Transcribe the lines below verbatim, skipping the images.
═══ DATASET RECORDS
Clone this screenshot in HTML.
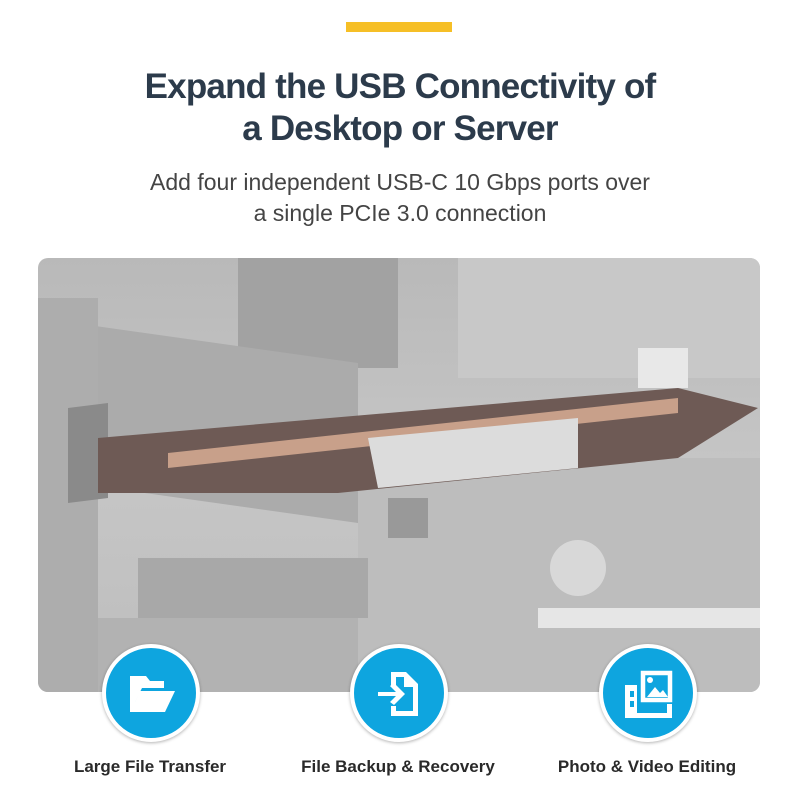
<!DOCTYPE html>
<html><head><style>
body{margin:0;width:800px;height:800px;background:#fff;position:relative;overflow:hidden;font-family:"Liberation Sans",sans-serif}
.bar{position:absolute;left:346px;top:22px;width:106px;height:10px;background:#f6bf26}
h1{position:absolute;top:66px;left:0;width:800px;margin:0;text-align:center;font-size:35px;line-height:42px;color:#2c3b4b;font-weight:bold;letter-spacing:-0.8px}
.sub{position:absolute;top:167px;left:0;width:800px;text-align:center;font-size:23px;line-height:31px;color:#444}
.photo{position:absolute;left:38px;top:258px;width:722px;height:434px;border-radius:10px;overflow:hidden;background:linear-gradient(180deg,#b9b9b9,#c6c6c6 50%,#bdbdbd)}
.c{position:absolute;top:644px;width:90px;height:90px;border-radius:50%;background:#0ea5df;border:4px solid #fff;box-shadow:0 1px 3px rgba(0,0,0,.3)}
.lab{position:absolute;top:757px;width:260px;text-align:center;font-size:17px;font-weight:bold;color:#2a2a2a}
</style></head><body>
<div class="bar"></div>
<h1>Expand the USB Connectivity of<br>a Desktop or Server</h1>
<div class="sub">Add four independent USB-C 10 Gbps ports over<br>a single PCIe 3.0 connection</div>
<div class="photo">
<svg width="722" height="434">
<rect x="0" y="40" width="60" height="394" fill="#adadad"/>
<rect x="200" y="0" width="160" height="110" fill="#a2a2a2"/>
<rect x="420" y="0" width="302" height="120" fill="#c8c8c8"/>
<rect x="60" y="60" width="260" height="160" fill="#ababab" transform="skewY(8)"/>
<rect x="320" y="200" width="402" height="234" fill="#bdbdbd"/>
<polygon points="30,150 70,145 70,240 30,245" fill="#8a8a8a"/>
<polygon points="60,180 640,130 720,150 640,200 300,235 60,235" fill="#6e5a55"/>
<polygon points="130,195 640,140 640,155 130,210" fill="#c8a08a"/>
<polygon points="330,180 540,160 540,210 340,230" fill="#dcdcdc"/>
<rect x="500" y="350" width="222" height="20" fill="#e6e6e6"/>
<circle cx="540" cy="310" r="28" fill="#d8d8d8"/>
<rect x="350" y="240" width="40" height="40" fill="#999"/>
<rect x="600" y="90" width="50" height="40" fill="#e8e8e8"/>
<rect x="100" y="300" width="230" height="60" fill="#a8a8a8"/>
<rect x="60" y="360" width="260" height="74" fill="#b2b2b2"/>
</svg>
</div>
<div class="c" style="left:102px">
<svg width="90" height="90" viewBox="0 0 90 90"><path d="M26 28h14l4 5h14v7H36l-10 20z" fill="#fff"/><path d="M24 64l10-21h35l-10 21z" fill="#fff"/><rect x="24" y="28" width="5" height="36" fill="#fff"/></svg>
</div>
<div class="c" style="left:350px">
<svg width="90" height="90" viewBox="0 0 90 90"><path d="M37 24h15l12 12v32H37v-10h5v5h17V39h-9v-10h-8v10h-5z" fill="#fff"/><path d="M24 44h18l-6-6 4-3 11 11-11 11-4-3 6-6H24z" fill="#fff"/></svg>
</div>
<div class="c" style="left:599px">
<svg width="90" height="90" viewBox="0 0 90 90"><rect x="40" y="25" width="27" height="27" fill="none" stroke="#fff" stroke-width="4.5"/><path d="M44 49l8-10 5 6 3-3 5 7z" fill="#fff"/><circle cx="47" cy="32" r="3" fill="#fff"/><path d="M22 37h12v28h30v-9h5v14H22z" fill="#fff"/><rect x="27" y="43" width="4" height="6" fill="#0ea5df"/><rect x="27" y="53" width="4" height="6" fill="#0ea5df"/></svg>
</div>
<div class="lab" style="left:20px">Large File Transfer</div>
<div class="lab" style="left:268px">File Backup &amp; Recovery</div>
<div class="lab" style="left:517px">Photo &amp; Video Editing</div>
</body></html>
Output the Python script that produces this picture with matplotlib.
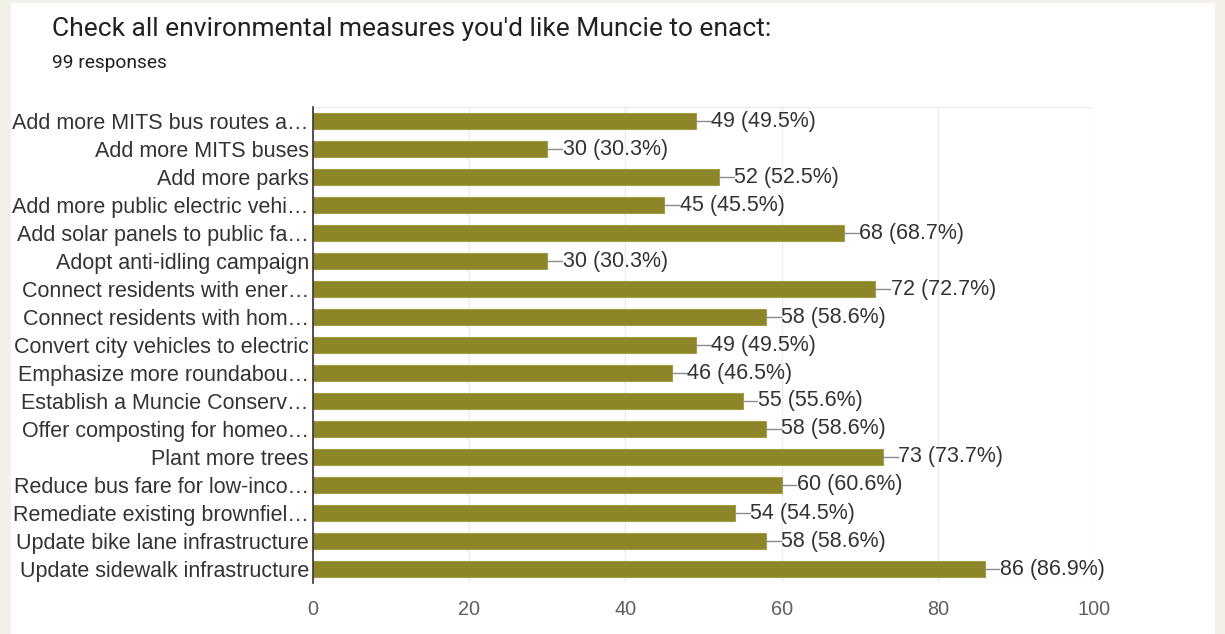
══════
RESULT OF THIS TASK
Clone this screenshot in HTML.
<!DOCTYPE html>
<html><head><style>
body{margin:0;width:800px;height:800px;background:#fff;position:relative;overflow:hidden;font-family:"Liberation Sans",sans-serif}
.bar{position:absolute;left:346px;top:22px;width:106px;height:10px;background:#f6bf26}
h1{position:absolute;top:66px;left:0;width:800px;margin:0;text-align:center;font-size:35px;line-height:42px;color:#2c3b4b;font-weight:bold;letter-spacing:-0.8px}
.sub{position:absolute;top:167px;left:0;width:800px;text-align:center;font-size:23px;line-height:31px;color:#444}
.photo{position:absolute;left:38px;top:258px;width:722px;height:434px;border-radius:10px;overflow:hidden;background:linear-gradient(180deg,#b9b9b9,#c6c6c6 50%,#bdbdbd)}
.c{position:absolute;top:644px;width:90px;height:90px;border-radius:50%;background:#0ea5df;border:4px solid #fff;box-shadow:0 1px 3px rgba(0,0,0,.3)}
.lab{position:absolute;top:757px;width:260px;text-align:center;font-size:17px;font-weight:bold;color:#2a2a2a}
</style></head><body>
<div class="bar"></div>
<h1>Expand the USB Connectivity of<br>a Desktop or Server</h1>
<div class="sub">Add four independent USB-C 10 Gbps ports over<br>a single PCIe 3.0 connection</div>
<div class="photo">
<svg width="722" height="434">
<rect x="0" y="40" width="60" height="394" fill="#adadad"/>
<rect x="200" y="0" width="160" height="110" fill="#a2a2a2"/>
<rect x="420" y="0" width="302" height="120" fill="#c8c8c8"/>
<rect x="60" y="60" width="260" height="160" fill="#ababab" transform="skewY(8)"/>
<rect x="320" y="200" width="402" height="234" fill="#bdbdbd"/>
<polygon points="30,150 70,145 70,240 30,245" fill="#8a8a8a"/>
<polygon points="60,180 640,130 720,150 640,200 300,235 60,235" fill="#6e5a55"/>
<polygon points="130,195 640,140 640,155 130,210" fill="#c8a08a"/>
<polygon points="330,180 540,160 540,210 340,230" fill="#dcdcdc"/>
<rect x="500" y="350" width="222" height="20" fill="#e6e6e6"/>
<circle cx="540" cy="310" r="28" fill="#d8d8d8"/>
<rect x="350" y="240" width="40" height="40" fill="#999"/>
<rect x="600" y="90" width="50" height="40" fill="#e8e8e8"/>
<rect x="100" y="300" width="230" height="60" fill="#a8a8a8"/>
<rect x="60" y="360" width="260" height="74" fill="#b2b2b2"/>
</svg>
</div>
<div class="c" style="left:102px">
<svg width="90" height="90" viewBox="0 0 90 90"><path d="M26 28h14l4 5h14v7H36l-10 20z" fill="#fff"/><path d="M24 64l10-21h35l-10 21z" fill="#fff"/><rect x="24" y="28" width="5" height="36" fill="#fff"/></svg>
</div>
<div class="c" style="left:350px">
<svg width="90" height="90" viewBox="0 0 90 90"><path d="M37 24h15l12 12v32H37v-10h5v5h17V39h-9v-10h-8v10h-5z" fill="#fff"/><path d="M24 44h18l-6-6 4-3 11 11-11 11-4-3 6-6H24z" fill="#fff"/></svg>
</div>
<div class="c" style="left:599px">
<svg width="90" height="90" viewBox="0 0 90 90"><rect x="40" y="25" width="27" height="27" fill="none" stroke="#fff" stroke-width="4.5"/><path d="M44 49l8-10 5 6 3-3 5 7z" fill="#fff"/><circle cx="47" cy="32" r="3" fill="#fff"/><path d="M22 37h12v28h30v-9h5v14H22z" fill="#fff"/><rect x="27" y="43" width="4" height="6" fill="#0ea5df"/><rect x="27" y="53" width="4" height="6" fill="#0ea5df"/></svg>
</div>
<div class="lab" style="left:20px">Large File Transfer</div>
<div class="lab" style="left:268px">File Backup &amp; Recovery</div>
<div class="lab" style="left:517px">Photo &amp; Video Editing</div>
</body></html>
Output the Python script that produces this picture with matplotlib.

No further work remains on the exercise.